On February 22, the FTC announced that a mobile device manufacturer agreed to settle charges that it failed to employ reasonable and appropriate security practices in the design and customization of the software on its mobile devices. The settlement is the first of its kind obtained by the FTC. The FTC’s complaint alleged that the manufacturer failed to (i) provide its engineering staff with adequate security training, (ii) review or test the software on its mobile devices for potential security vulnerabilities, (iii) follow well-known and commonly accepted secure coding practices, and (iv) establish a process for receiving and addressing vulnerability reports from third parties. The complaint further described several resulting vulnerabilities that allegedly compromised sensitive device functionality and could have permitted malicious applications to send text messages, record audio, and install additional malware onto a consumer’s device. Such malware, according to the FTC, could be used to record and transmit information entered into or stored on the device. The settlement requires the device manufacturer to establish a comprehensive security program and deploy security patches to consumers’ devices. The manufacturer also is prohibited from making any false or misleading statements about the security and privacy of consumers’ data on its devices.

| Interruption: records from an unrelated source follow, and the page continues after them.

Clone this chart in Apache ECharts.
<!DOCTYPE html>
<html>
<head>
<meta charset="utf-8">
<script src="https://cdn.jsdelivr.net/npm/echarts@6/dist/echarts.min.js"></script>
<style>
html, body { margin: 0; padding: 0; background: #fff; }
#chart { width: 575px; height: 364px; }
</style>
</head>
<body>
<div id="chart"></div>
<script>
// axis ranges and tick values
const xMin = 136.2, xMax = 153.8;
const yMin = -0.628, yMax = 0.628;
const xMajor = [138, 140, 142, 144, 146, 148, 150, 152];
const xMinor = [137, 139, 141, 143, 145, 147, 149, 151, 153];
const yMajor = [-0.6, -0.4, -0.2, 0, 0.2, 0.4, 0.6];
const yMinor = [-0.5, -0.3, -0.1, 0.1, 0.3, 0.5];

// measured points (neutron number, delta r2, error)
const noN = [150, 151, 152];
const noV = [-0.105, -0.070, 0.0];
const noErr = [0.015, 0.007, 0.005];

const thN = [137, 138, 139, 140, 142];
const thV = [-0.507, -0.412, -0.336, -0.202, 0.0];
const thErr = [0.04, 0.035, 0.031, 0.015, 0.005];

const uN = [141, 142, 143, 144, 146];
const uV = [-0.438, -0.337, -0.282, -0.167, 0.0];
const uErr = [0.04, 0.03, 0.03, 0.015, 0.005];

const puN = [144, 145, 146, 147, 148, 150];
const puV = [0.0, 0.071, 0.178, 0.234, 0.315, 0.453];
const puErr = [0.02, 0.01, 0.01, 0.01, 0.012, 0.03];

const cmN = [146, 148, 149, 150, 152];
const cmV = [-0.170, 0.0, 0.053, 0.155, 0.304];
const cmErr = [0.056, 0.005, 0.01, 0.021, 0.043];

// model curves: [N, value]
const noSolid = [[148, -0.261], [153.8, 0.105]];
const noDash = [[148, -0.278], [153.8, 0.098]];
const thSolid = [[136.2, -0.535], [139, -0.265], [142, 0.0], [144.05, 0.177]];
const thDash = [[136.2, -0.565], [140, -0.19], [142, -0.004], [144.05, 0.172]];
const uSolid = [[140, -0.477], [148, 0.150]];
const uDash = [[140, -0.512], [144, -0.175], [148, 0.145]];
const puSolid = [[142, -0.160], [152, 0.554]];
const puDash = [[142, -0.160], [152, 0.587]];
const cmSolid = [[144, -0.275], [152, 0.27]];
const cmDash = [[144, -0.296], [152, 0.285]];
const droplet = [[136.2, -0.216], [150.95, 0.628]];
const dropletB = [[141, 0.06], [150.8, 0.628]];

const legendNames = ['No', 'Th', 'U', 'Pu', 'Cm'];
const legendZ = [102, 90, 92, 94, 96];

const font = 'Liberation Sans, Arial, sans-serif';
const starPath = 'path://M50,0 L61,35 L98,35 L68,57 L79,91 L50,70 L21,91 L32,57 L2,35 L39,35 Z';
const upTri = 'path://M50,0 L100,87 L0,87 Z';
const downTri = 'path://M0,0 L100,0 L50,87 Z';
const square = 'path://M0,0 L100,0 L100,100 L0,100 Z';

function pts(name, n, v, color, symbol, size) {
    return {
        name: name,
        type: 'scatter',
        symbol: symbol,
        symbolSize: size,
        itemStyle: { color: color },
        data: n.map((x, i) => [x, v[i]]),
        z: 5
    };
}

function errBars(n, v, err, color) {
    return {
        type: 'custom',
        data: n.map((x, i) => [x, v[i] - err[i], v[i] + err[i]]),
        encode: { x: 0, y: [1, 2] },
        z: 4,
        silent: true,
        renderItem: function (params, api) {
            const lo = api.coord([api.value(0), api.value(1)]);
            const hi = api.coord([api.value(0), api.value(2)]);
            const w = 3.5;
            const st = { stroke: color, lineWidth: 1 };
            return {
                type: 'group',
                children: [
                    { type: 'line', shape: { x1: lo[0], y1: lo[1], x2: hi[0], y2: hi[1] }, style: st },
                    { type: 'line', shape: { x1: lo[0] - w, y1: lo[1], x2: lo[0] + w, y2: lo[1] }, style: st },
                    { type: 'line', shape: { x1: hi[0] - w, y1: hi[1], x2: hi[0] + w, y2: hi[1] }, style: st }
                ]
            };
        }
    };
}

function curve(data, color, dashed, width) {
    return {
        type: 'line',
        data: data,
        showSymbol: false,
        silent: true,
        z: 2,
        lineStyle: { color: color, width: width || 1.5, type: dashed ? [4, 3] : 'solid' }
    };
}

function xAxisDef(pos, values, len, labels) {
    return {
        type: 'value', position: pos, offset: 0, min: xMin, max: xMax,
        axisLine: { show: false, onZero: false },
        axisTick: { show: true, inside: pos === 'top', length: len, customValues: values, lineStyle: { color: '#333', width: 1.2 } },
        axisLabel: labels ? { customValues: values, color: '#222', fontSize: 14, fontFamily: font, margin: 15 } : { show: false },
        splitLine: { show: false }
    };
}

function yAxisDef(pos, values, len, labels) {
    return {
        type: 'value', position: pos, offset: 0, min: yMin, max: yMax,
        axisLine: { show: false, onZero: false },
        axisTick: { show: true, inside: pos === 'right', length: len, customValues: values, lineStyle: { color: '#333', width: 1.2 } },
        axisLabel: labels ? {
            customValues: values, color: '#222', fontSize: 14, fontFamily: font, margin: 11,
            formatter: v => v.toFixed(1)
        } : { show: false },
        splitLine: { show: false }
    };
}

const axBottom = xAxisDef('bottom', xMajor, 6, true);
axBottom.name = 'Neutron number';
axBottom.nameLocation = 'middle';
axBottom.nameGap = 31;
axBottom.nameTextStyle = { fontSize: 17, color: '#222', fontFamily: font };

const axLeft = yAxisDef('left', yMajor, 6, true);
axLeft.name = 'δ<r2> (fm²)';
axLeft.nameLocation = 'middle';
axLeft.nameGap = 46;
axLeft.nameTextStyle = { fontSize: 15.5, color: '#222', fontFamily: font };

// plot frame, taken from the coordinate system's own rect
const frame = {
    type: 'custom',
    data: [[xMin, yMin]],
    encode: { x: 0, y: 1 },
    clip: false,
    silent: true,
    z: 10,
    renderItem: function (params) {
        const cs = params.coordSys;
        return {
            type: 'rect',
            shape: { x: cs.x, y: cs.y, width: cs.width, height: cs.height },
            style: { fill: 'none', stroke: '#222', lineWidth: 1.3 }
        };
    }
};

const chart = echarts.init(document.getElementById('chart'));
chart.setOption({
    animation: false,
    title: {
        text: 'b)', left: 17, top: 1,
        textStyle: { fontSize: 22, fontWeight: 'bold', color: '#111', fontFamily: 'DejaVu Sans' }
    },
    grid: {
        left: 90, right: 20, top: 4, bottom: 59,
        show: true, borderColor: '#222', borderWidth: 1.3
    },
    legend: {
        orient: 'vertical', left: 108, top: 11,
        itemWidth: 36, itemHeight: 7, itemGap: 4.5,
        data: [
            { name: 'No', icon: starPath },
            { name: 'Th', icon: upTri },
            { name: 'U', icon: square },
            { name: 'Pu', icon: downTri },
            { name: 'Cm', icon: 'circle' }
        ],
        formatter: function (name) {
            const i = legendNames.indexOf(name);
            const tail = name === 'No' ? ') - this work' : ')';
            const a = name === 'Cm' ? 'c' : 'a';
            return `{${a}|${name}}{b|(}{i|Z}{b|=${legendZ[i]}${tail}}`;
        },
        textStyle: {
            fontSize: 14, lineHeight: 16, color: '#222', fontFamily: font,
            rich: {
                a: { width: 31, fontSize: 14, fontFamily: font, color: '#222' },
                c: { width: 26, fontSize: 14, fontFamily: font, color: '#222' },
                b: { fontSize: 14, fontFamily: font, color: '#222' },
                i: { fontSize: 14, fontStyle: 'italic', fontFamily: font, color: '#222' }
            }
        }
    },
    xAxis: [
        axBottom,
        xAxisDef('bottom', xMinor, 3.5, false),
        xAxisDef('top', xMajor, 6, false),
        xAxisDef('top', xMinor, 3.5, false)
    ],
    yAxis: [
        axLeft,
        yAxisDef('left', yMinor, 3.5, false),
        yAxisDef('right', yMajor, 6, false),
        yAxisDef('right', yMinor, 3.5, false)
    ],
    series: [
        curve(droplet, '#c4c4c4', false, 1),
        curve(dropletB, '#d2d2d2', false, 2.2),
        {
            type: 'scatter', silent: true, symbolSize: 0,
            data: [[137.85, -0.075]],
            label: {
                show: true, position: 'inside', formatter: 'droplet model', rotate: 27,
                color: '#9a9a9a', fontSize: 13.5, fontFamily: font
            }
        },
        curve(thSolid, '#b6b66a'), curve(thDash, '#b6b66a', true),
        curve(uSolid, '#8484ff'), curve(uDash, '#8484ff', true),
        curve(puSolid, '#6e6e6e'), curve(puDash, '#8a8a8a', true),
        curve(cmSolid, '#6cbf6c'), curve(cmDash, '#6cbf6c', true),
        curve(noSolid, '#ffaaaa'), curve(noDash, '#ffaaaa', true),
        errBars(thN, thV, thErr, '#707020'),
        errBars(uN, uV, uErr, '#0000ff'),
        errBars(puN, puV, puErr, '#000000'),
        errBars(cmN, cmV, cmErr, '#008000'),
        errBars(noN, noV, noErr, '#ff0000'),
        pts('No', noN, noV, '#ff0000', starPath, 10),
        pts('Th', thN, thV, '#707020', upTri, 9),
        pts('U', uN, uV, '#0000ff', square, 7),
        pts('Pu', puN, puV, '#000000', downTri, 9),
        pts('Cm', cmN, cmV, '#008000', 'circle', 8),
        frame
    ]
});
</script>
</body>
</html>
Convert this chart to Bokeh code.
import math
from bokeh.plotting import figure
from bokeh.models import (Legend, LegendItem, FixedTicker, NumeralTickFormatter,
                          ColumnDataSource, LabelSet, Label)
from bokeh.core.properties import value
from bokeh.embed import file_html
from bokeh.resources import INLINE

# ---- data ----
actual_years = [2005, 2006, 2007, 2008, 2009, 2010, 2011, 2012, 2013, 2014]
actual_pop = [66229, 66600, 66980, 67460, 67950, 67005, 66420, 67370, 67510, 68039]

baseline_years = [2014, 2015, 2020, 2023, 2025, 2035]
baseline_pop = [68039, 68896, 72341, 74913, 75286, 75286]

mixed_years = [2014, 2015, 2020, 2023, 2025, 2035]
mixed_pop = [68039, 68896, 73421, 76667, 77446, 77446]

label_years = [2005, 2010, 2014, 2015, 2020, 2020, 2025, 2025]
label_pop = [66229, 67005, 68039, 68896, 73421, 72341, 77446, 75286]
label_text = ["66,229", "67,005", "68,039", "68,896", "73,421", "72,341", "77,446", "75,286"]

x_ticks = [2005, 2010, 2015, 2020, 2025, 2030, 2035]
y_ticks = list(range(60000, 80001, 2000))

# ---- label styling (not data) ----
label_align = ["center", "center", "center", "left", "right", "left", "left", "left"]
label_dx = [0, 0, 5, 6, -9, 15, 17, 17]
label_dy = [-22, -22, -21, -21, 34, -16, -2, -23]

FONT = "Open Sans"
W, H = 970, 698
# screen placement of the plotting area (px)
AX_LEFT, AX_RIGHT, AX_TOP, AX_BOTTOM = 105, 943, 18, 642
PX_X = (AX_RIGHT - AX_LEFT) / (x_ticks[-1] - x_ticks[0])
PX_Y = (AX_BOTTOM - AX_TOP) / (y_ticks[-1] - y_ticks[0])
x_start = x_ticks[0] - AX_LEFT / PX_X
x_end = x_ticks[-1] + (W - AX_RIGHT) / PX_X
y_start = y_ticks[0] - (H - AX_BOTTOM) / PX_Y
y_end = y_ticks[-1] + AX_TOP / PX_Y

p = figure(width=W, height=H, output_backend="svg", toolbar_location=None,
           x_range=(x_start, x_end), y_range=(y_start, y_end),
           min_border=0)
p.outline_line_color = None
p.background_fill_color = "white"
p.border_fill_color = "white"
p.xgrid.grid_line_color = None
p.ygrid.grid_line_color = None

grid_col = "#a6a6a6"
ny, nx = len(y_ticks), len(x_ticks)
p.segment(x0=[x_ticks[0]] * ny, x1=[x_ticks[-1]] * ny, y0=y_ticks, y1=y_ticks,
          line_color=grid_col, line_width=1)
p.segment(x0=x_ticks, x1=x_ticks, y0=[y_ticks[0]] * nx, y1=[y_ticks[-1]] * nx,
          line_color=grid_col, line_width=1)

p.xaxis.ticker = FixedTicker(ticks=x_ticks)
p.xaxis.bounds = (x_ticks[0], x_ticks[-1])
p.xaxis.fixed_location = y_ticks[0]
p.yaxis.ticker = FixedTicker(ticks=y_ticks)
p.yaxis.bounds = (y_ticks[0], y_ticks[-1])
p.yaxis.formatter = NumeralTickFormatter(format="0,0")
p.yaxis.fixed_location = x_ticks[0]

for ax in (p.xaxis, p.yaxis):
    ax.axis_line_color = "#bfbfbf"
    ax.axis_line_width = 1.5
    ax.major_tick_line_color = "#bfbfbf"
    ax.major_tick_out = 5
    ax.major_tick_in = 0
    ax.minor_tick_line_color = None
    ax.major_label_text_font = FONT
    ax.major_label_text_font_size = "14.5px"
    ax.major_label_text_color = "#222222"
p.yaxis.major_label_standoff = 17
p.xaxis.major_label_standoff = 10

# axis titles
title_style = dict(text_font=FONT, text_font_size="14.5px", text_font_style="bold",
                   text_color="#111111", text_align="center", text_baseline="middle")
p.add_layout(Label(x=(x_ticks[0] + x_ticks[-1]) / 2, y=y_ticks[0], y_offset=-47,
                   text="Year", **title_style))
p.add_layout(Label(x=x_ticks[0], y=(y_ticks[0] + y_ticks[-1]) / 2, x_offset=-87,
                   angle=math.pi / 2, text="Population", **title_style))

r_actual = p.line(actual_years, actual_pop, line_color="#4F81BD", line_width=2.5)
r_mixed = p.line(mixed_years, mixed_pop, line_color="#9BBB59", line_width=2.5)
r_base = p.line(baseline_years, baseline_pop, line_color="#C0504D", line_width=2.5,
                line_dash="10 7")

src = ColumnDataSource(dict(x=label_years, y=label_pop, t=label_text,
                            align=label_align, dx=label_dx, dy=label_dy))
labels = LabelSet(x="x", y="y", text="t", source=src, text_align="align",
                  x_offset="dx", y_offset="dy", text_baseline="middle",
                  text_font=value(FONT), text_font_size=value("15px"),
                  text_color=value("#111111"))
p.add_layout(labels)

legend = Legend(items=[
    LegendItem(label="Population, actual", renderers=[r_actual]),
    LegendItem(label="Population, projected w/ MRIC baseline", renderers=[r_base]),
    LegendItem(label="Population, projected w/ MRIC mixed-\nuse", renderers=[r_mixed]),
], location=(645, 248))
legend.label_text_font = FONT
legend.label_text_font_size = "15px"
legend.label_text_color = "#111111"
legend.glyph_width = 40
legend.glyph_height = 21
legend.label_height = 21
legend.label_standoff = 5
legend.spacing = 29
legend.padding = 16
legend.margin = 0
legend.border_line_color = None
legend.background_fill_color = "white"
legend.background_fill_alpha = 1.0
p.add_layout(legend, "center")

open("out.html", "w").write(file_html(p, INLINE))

On February 1, the FTC announced that it is requiring a social networking application company to pay $800,000 and make certain compliance enhancements to resolve allegations that the firm (i) misled and deceived users by automatically collecting and storing personal information from users’ mobile device address books even if the users had not selected that option and despite claims that the application collected only certain non-personal user information, and (ii) violated the Children’s Online Privacy Protection Act Rule by collecting personal information from approximately 3,000 children under the age of 13 without first getting parents’ consent. Pursuant to the consent decree, in addition to the monetary penalty, the company must establish a comprehensive privacy program, and obtain independent privacy assessments every other year for the next 20 years.